→ SHORT PROBLEM
Write every line out verbatim and omit the pictures.

→ EXCERPTED RECORDS
-*-*-
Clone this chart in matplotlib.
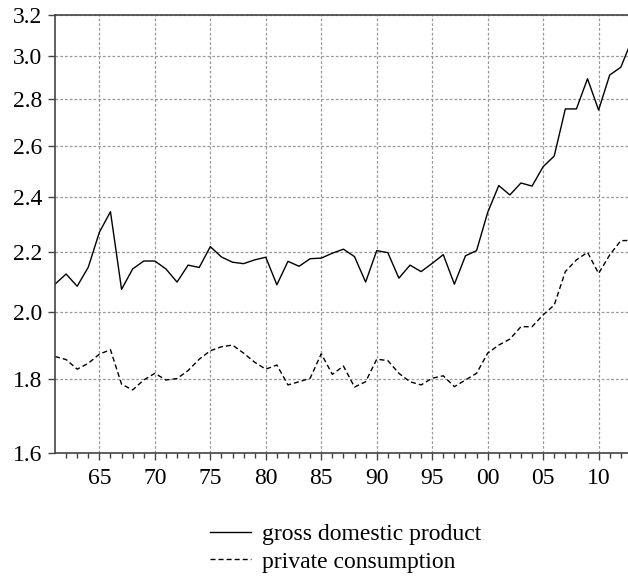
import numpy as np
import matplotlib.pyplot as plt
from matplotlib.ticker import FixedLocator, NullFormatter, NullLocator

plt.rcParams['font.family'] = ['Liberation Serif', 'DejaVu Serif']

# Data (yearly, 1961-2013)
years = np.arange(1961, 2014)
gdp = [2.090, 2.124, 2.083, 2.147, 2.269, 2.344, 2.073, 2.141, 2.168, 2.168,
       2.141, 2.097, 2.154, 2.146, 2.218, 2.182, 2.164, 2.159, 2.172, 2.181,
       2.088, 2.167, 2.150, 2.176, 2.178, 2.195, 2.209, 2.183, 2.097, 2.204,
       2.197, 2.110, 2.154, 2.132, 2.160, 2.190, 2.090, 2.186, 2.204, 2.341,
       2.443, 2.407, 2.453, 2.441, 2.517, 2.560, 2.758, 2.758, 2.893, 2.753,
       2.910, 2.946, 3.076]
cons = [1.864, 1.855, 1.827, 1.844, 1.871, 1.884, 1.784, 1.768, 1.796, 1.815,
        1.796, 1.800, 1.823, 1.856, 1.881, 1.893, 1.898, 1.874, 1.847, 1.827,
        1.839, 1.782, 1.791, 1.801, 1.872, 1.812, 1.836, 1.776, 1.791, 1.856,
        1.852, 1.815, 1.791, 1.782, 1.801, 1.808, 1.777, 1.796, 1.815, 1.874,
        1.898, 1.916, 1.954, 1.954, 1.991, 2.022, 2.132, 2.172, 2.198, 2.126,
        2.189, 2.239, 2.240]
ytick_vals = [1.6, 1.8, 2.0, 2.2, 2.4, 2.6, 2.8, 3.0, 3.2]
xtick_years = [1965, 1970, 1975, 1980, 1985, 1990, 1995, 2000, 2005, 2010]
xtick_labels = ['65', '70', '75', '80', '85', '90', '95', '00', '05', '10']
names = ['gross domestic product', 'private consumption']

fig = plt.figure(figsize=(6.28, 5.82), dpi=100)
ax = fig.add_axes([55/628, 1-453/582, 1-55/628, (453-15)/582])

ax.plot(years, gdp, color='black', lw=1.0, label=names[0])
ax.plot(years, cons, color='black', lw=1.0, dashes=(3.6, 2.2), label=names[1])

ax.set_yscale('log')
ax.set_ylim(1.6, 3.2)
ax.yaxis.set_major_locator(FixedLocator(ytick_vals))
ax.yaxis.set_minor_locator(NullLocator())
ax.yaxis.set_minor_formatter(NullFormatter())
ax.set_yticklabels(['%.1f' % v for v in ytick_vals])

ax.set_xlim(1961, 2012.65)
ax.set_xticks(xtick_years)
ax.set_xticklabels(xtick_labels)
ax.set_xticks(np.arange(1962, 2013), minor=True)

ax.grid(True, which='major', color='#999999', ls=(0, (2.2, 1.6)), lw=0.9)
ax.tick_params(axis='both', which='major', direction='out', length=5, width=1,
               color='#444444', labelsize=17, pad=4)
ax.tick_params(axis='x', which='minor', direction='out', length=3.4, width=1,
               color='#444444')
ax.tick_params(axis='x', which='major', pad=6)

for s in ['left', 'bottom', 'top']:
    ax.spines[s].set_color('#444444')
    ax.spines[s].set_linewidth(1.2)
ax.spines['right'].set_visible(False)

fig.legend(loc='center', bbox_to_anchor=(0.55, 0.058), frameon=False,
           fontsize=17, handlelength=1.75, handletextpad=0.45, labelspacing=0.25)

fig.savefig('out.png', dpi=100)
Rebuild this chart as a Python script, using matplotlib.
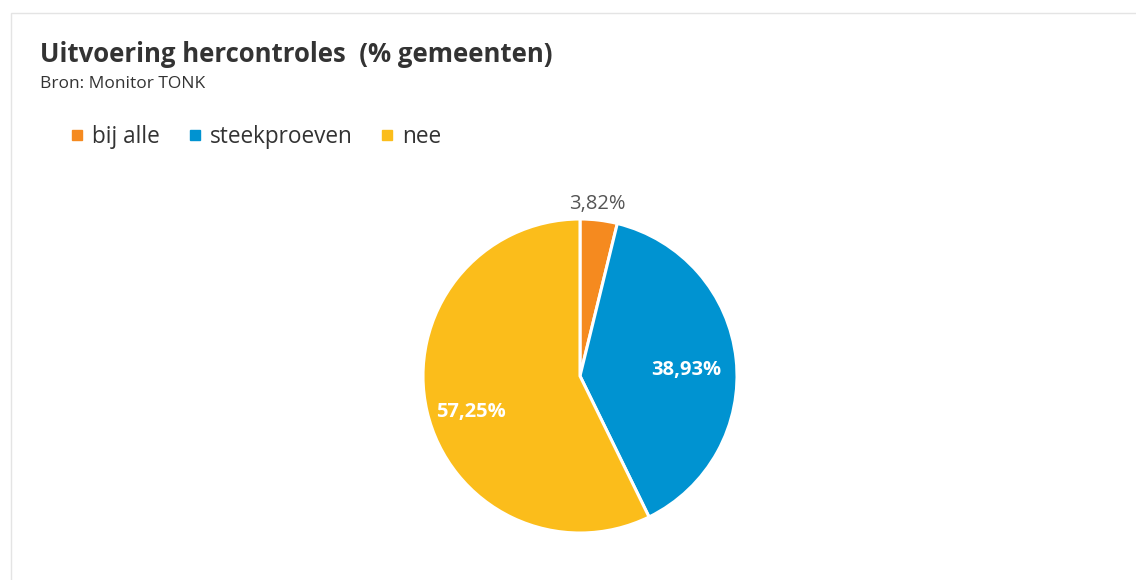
-*-*-
→ ANSWER FOR THE TASK
Clone this chart in matplotlib.
import numpy as np
import matplotlib.pyplot as plt
from matplotlib.ticker import FixedLocator, NullFormatter, NullLocator

plt.rcParams['font.family'] = ['Liberation Serif', 'DejaVu Serif']

# Data (yearly, 1961-2013)
years = np.arange(1961, 2014)
gdp = [2.090, 2.124, 2.083, 2.147, 2.269, 2.344, 2.073, 2.141, 2.168, 2.168,
       2.141, 2.097, 2.154, 2.146, 2.218, 2.182, 2.164, 2.159, 2.172, 2.181,
       2.088, 2.167, 2.150, 2.176, 2.178, 2.195, 2.209, 2.183, 2.097, 2.204,
       2.197, 2.110, 2.154, 2.132, 2.160, 2.190, 2.090, 2.186, 2.204, 2.341,
       2.443, 2.407, 2.453, 2.441, 2.517, 2.560, 2.758, 2.758, 2.893, 2.753,
       2.910, 2.946, 3.076]
cons = [1.864, 1.855, 1.827, 1.844, 1.871, 1.884, 1.784, 1.768, 1.796, 1.815,
        1.796, 1.800, 1.823, 1.856, 1.881, 1.893, 1.898, 1.874, 1.847, 1.827,
        1.839, 1.782, 1.791, 1.801, 1.872, 1.812, 1.836, 1.776, 1.791, 1.856,
        1.852, 1.815, 1.791, 1.782, 1.801, 1.808, 1.777, 1.796, 1.815, 1.874,
        1.898, 1.916, 1.954, 1.954, 1.991, 2.022, 2.132, 2.172, 2.198, 2.126,
        2.189, 2.239, 2.240]
ytick_vals = [1.6, 1.8, 2.0, 2.2, 2.4, 2.6, 2.8, 3.0, 3.2]
xtick_years = [1965, 1970, 1975, 1980, 1985, 1990, 1995, 2000, 2005, 2010]
xtick_labels = ['65', '70', '75', '80', '85', '90', '95', '00', '05', '10']
names = ['gross domestic product', 'private consumption']

fig = plt.figure(figsize=(6.28, 5.82), dpi=100)
ax = fig.add_axes([55/628, 1-453/582, 1-55/628, (453-15)/582])

ax.plot(years, gdp, color='black', lw=1.0, label=names[0])
ax.plot(years, cons, color='black', lw=1.0, dashes=(3.6, 2.2), label=names[1])

ax.set_yscale('log')
ax.set_ylim(1.6, 3.2)
ax.yaxis.set_major_locator(FixedLocator(ytick_vals))
ax.yaxis.set_minor_locator(NullLocator())
ax.yaxis.set_minor_formatter(NullFormatter())
ax.set_yticklabels(['%.1f' % v for v in ytick_vals])

ax.set_xlim(1961, 2012.65)
ax.set_xticks(xtick_years)
ax.set_xticklabels(xtick_labels)
ax.set_xticks(np.arange(1962, 2013), minor=True)

ax.grid(True, which='major', color='#999999', ls=(0, (2.2, 1.6)), lw=0.9)
ax.tick_params(axis='both', which='major', direction='out', length=5, width=1,
               color='#444444', labelsize=17, pad=4)
ax.tick_params(axis='x', which='minor', direction='out', length=3.4, width=1,
               color='#444444')
ax.tick_params(axis='x', which='major', pad=6)

for s in ['left', 'bottom', 'top']:
    ax.spines[s].set_color('#444444')
    ax.spines[s].set_linewidth(1.2)
ax.spines['right'].set_visible(False)

fig.legend(loc='center', bbox_to_anchor=(0.55, 0.058), frameon=False,
           fontsize=17, handlelength=1.75, handletextpad=0.45, labelspacing=0.25)

fig.savefig('out.png', dpi=100)
Rebuild this chart as a Python script, using matplotlib.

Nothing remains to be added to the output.